Citizens of the U.K. and 35 other nations who meet certain conditions can travel to the United States under the U.S. Visa Waiver Program, allowing them to skip the expensive and time-consuming process of applying for a visa at a U.S. embassy or consulate. The Visa Waiver Program enables eligible persons to go to the United States for up to 90 days for the purpose of tourism or business, and only requires the individual to register ahead of time online through the U.S. Electronic System for Travel Authorization (which involves a $14 fee, as compared to the $140 it costs to apply for an actual visa). The Visa Waiver Program undoubtedly makes travel to the U.S. easier, but entails potential pitfalls of which travelers should be aware. This article sheds light on four things that commonly derail attempted trips to the U.S. under the Visa Waiver Program.
Four Common Visa Waiver Program Trip-Killers
- Prior visa denials. Persons who have applied for a U.S. visa and been denied should not attempt to travel under the Visa Waiver Program. Instead, they should apply for a tourist/business visa (a B-1/B-2 visa) at a U.S. embassy or consulate near them, a process that entails filling out an online application, paying a fee and traveling to the embassy or consulate for a short interview. Persons who have been denied a U.S. visa and who attempt to travel to the U.S. anyway, without an actual visa, may be denied boarding at the airport, or may even be denied entry to the United States once they arrive – this means being put on a plane back to the country from which they came, at the individual’s own expense.
- Inadmissibilities. Individuals who have at any time been deemed inadmissible under U.S. immigration law, or who have committed any act that could conceivably make them inadmissible, should not attempt to travel under the Visa Waive Program – they should apply for a visa. U.S. immigration law sets forth categories of persons who cannot enter the country without an immigration waiver (often referred to as an I-601 waiver), where available; a U.S. immigration lawyer can give specifics regarding who might fall within the ambit of the various inadmissibility categories. Suffice it to say that anyone with a criminal record or previous U.S. immigration law violations should apply for a visa.

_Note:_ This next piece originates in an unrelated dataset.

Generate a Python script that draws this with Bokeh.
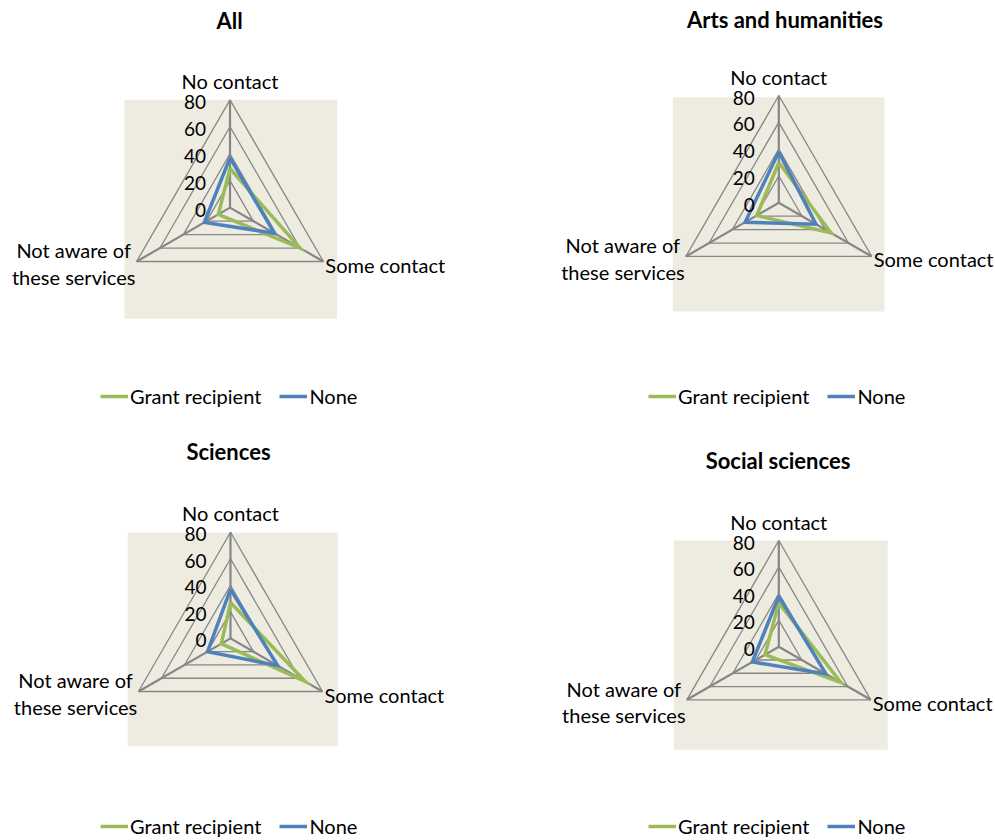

- No onward travel planned. The Visa Waiver Program guidelines require that persons entering under the program have concrete onward travel plans, including an actual plane, train or ship ticket to another country to which the person will travel after their time in the United States. This often trips up persons who intend to travel to the U.S. on the Visa Waiver Program and then on to either Mexico or Canada, but who have not arranged all the travel plans in advance. This approach risks subjecting the traveler to denial of entry at the U.S. border.
- Working in the U.S. Persons who show up at the U.S. border, attempting to enter under the Visa Waiver Program, will be denied entry if the immigration authorities believe the individual intends to work while in the United States. It is permissible to carry out business activities under the Visa Waiver Program, such as negotiating deals and the like, but actually being gainfully employed and having a job while in the U.S. requires a work visa. It is worth noting that journalists and media representatives cannot perform these duties in the U.S. under the Visa Waiver Program – they must obtain an “I” visa for media and journalists.